In other words, if Moore and Gibbons are equal co-owners and, say, DC makes Gibbons an offer he can’t refuse, Moore arguably would not be able to terminate the transfer by himself. Still, there is also an incentive for Gibbons to agree to pursue termination–he could maintain public goodwill and any relationship with Moore without losing his right to enter into a side-deal with DC or another company.

Of course, all of this would be moot were Moore and Gibbons to miss their window for filing their termination claim. Inasmuch as there’s a possibility they could have had a right to file such a claim as early as 2010, one would expect that their respective attorneys have at least explored their options.
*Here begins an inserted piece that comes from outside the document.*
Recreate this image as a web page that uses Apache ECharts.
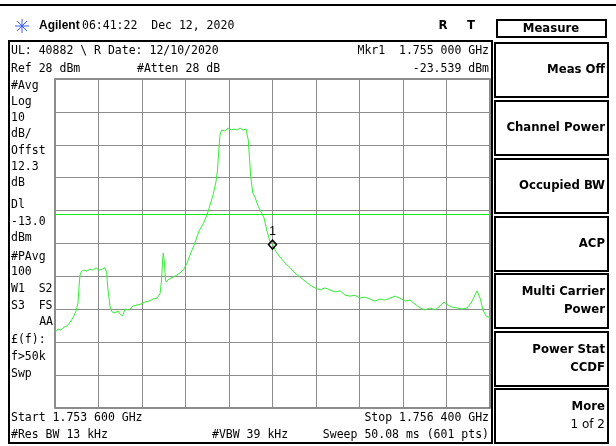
<!DOCTYPE html>
<html><head><meta charset="utf-8">
<script src="https://cdn.jsdelivr.net/npm/echarts@6/dist/echarts.min.js"></script>
<style>html,body{margin:0;padding:0;background:#fff}#c{width:616px;height:446px}</style>
</head><body><div id="c"></div>
<script>
// Frequency offset from start (kHz), start = 1.753 600 GHz, span 2.8 MHz
const freqOffsetKHz = [0,19,39,58,77,97,116,135,148,154,161,171,187,206,225,245,264,283,303,322,332,341,354,367,386,406,418,435,451,476,502,528,554,579,605,631,657,676,686,692,697,704,710,715,734,760,785,811,830,850,869,895,927,955,980,998,1017,1036,1046,1052,1062,1073,1094,1114,1133,1152,1172,1191,1210,1229,1234,1244,1260,1273,1287,1309,1331,1345,1363,1384,1400,1423,1448,1481,1513,1545,1577,1609,1641,1674,1706,1738,1770,1802,1835,1867,1899,1931,1963,1996,2028,2060,2092,2124,2156,2189,2221,2253,2285,2317,2350,2382,2414,2446,2478,2504,2530,2555,2588,2620,2652,2678,2697,2716,2736,2755,2774,2800];
const traceDbm = [-48.9,-48.0,-48.3,-47.4,-47.1,-45.9,-44.6,-42.6,-40.1,-35.5,-31.6,-30.4,-30.1,-30.4,-29.8,-30.1,-29.4,-30.1,-29.8,-29.4,-30.7,-36.1,-41.0,-42.8,-43.1,-42.5,-43.4,-44.0,-41.9,-42.2,-41.0,-40.7,-40.4,-39.8,-39.5,-38.9,-38.6,-37.3,-33.1,-27.6,-24.9,-27.6,-32.5,-33.7,-32.8,-32.2,-31.6,-30.7,-29.8,-27.9,-25.5,-22.5,-18.2,-15.9,-13.1,-10.3,-7.3,-3.3,0.3,4.9,11.0,12.5,12.2,13.1,12.5,12.8,12.5,13.1,12.5,12.8,12.5,9.5,-1.7,-6.7,-7.9,-10.8,-12.8,-14.2,-17.9,-21.5,-22.2,-24.6,-26.1,-27.9,-29.4,-31.0,-32.2,-33.4,-34.6,-35.5,-36.1,-35.5,-36.1,-36.7,-36.4,-37.7,-38.0,-37.7,-38.6,-38.3,-38.9,-39.5,-38.9,-39.2,-38.6,-38.0,-38.6,-39.5,-39.2,-40.4,-41.6,-42.2,-41.6,-42.2,-41.0,-39.8,-40.7,-41.3,-41.6,-41.9,-41.6,-40.1,-38.3,-36.4,-38.6,-42.2,-44.0,-44.6];
const refLevelDbm = 28;
const dbPerDiv = 10;
const displayLineDbm = -13.0;
const spanKHz = 2800;
const markerFreqKHz = 1400;
const markerDbm = -23.539;

const headerTime = '06:41:22  Dec 12, 2020';
const infoLeft1 = 'UL: 40882 \\ R Date: 12/10/2020';
const infoRight1 = 'Mkr1  1.755 000 GHz';
const infoLeft2 = 'Ref 28 dBm';
const infoMid2 = '#Atten 28 dB';
const infoRight2 = '-23.539 dBm';
const sideLabels = ['#Avg','Log','10','dB/','Offst','12.3','dB','Dl','-13.0','dBm','#PAvg','100','W1  S2','S3  FS','AA','£(f):','f>50k','Swp'];
const sideLabelY = [86,102,118,134,151,167,183,205,222,238,257,272,289,306,322,340,357,374];
const bottomTexts = ['Start 1.753 600 GHz','Stop 1.756 400 GHz','#Res BW 13 kHz','#VBW 39 kHz','Sweep 50.08 ms (601 pts)'];
const buttons = [['Meas Off'],['Channel Power'],['Occupied BW'],['ACP'],['Multi Carrier','Power'],['Power Stat','CCDF'],['More','1 of 2']];

const MONO = '11.5px "DejaVu Sans Mono"';
const BOLD = 'bold 13px "DejaVu Sans Condensed", "DejaVu Sans"';
function txt(text, x, y, align, font, fill){
  return {type:'text', z:10, style:{text:text, x:x, y:y, textAlign:align||'left', textVerticalAlign:'middle', font:font||MONO, fill:fill||'#000'}};
}
const g = [];
g.push({type:'line', shape:{x1:0,y1:5,x2:616,y2:5}, style:{stroke:'#000', lineWidth:2}});
g.push({type:'rect', shape:{x:9,y:41,width:483,height:402}, style:{stroke:'#000', fill:null, lineWidth:2}});
// logo
const lc = '#3a5cff';
[[15,26,29,26],[22,19,22,33],[17,21,27,31],[17,31,27,21]].forEach(s=>g.push({type:'line',shape:{x1:s[0],y1:s[1],x2:s[2],y2:s[3]},style:{stroke:lc,lineWidth:1}}));
g.push(txt('Agilent', 39, 26, 'left', 'bold 12px "Liberation Sans"'));
g.push(txt(headerTime, 82, 26));
g.push(txt('R', 443, 26, 'center', BOLD));
g.push(txt('T', 471, 26, 'center', BOLD));
g.push(txt(infoLeft1, 11, 51));
g.push(txt(infoRight1, 489, 51, 'right'));
g.push(txt(infoLeft2, 11, 69));
g.push(txt(infoMid2, 137, 69));
g.push(txt(infoRight2, 489, 69, 'right'));
sideLabels.forEach((s,i)=>{
  if (s==='AA') g.push(txt(s, 53, sideLabelY[i], 'right'));
  else g.push(txt(s, 11, sideLabelY[i]));
});
g.push(txt(bottomTexts[0], 11, 418));
g.push(txt(bottomTexts[1], 489, 418, 'right'));
g.push(txt(bottomTexts[2], 11, 435));
g.push(txt(bottomTexts[3], 212, 435));
g.push(txt(bottomTexts[4], 489, 435, 'right'));
// Measure title
g.push({type:'rect', shape:{x:497,y:20,width:109,height:17}, style:{stroke:'#000', fill:null, lineWidth:2}});
g.push(txt('Measure', 551, 29, 'center', BOLD));
const btnTop = [43,101,159,217,274,332,389];
buttons.forEach((b,i)=>{
  const t = btnTop[i], h = 54;
  g.push({type:'rect', shape:{x:495,y:t,width:113,height:h}, style:{stroke:'#000', fill:null, lineWidth:2}});
  const cy = t + h/2;
  if (b.length===1) g.push(txt(b[0], 605, cy, 'right', BOLD));
  else {
    g.push(txt(b[0], 605, cy-9, 'right', BOLD));
    g.push(txt(b[1], 605, cy+9, 'right', i===6 ? '12px "DejaVu Sans"' : BOLD));
  }
});

const chart = echarts.init(document.getElementById('c'), null, {renderer:'canvas'});
chart.setOption({
  animation:false,
  backgroundColor:'#fff',
  grid:{left:55, top:79, width:435, height:329, show:true, borderColor:'#666', borderWidth:1.5, backgroundColor:'transparent'},
  xAxis:{type:'value', min:0, max:spanKHz, interval:spanKHz/10, axisLine:{show:false}, axisTick:{show:false}, axisLabel:{show:false}, splitLine:{show:true, lineStyle:{color:'#8c8c8c', width:1}}},
  yAxis:[
    {type:'value', min:refLevelDbm-10*dbPerDiv, max:refLevelDbm, axisLine:{show:false}, axisTick:{show:false}, axisLabel:{show:false}, splitLine:{show:false}},
    {type:'value', min:0, max:10, interval:1, axisLine:{show:false}, axisTick:{show:false}, axisLabel:{show:false}, splitLine:{show:true, lineStyle:{color:'#8c8c8c', width:1}}}
  ],
  series:[{
    type:'line', yAxisIndex:0, showSymbol:false, symbol:'none',
    data: freqOffsetKHz.map((f,i)=>[f, traceDbm[i]]),
    lineStyle:{color:'#33ee33', width:1},
    markLine:{silent:true, symbol:['none','none'], label:{show:false}, lineStyle:{color:'#11ee11', width:1.2, type:'solid'}, data:[{yAxis:displayLineDbm}]},
    markPoint:{
      symbol:'diamond', symbolSize:[8,9], symbolOffset:[0,-4],
      itemStyle:{color:'rgba(0,0,0,0)', borderColor:'#000', borderWidth:1.5},
      label:{show:true, formatter:'1', position:'top', distance:2, color:'#000', font:'10px "DejaVu Sans Mono"'},
      data:[{coord:[markerFreqKHz, markerDbm]}]
    }
  }],
  graphic: g
});
</script></body></html>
For more on Section 203–especially if you’re someone who created a comics-related property after 1977–the Author’s Guild has a useful guide.

Comments

  1. Shags says:

    “Still, there is also an incentive for Gibbons to agree to pursue termination–he could maintain public goodwill and any relationship with Moore…”

    Except that Gibbons has already burned his bridge with Moore and Moore has clearly stated he doesn’t want the rights back: http://www.seraphemera.org/seraphemera_books/AlanMoore_Page3.html

  2. Jeff Trexler says:

    @Shags The currently cindered bridge is why I chose the words “any relationship.” Given time and exposure to enough episodes of My Little Pony, things could change.

    Also, just to clarify–the focus of the post was “could” not “would.” If Moore’s personal preferences are a distraction, view it as a legal thought experiment with possible applications beyond Moore himself.

  3. Obviously, I haven’t seen the contract, but judging from Dick Giordano’s statements about DC reversion clauses way back in TCJ 119, Moore may be in error when he says the rights revert when Watchmen goes out of print. According to Giordano, the reversion clauses say (or said) creators can apply for reversion when the property stops generating income for a year. It’s not the same thing, as any money from licensing (such as movie residuals) would prevent the contractual reversion process from starting even if the comics went out of print. That type of deal would make a lot more sense for a company such as DC, which has traditionally made far more money from licensing than comics publishing.

    To the best of my knowledge, though, this doesn’t have any bearing on termination rights.

  4. People can change their mind. That’s (on some level) what the reversion clause is about.

  5. Jeff Trexler says:

    @Robert Stanley Martin – Useful info re the contract. Re the termination rights, I agree–a provision such as this would still have reversion language and all that it implies (namely, that it wasn’t work-for-hire but a copyright transfer/license), whatever the reversion trigger.

    Assuming Giordano’s description is correct, honestly, I’m surprised anyone thought that reversion would ever be a real option. Given how long the Charleton characters had survived, you’d figure that DC would find a way at least to keep the trademarks viable for a few decades to get a decent return on investment. Even apart from the rest of the story, the Comedian’s blood-spattered smiley badge was a licensing natural.

  6. @Jeff “Given time and exposure to enough episodes of My Little Pony, things could change.” I can’t disagree with that.

  7. Doc Arkham says:

    I find this scenario interesting when applied to a similar comic-related situation – that of Jeff Dee & Jack Herman, the creators of Villains & Vigilantes (arguably the first popular superhero role-playing game), and it’s original publisher, Fantasy Games Unlimited. The two parties have been in a struggle for the last couple of years over the rights to the game since the Internet revived interest in the property.

  8. Fortran Max says:

    Hey, AFAIK, it doesn’t matter because Moore has washed his hands of Watchmen and given Gibbons carte blanche in his dealings with DC (even though neither DC nor Gibbons need it, by all accounts). I don’t see how the situation would change at all. If Moore wanted to fight for a 50% stake in Watchmen he’d probably be fighting for a 50% stake in Watchmen, given how much money it’s made.

  9. Re: The Comedian’s Smiley badge: I wonder how much DC is paying the guy who invented the original smiley (w/o the bean juice). IIRC the owner of that has been suing left and right.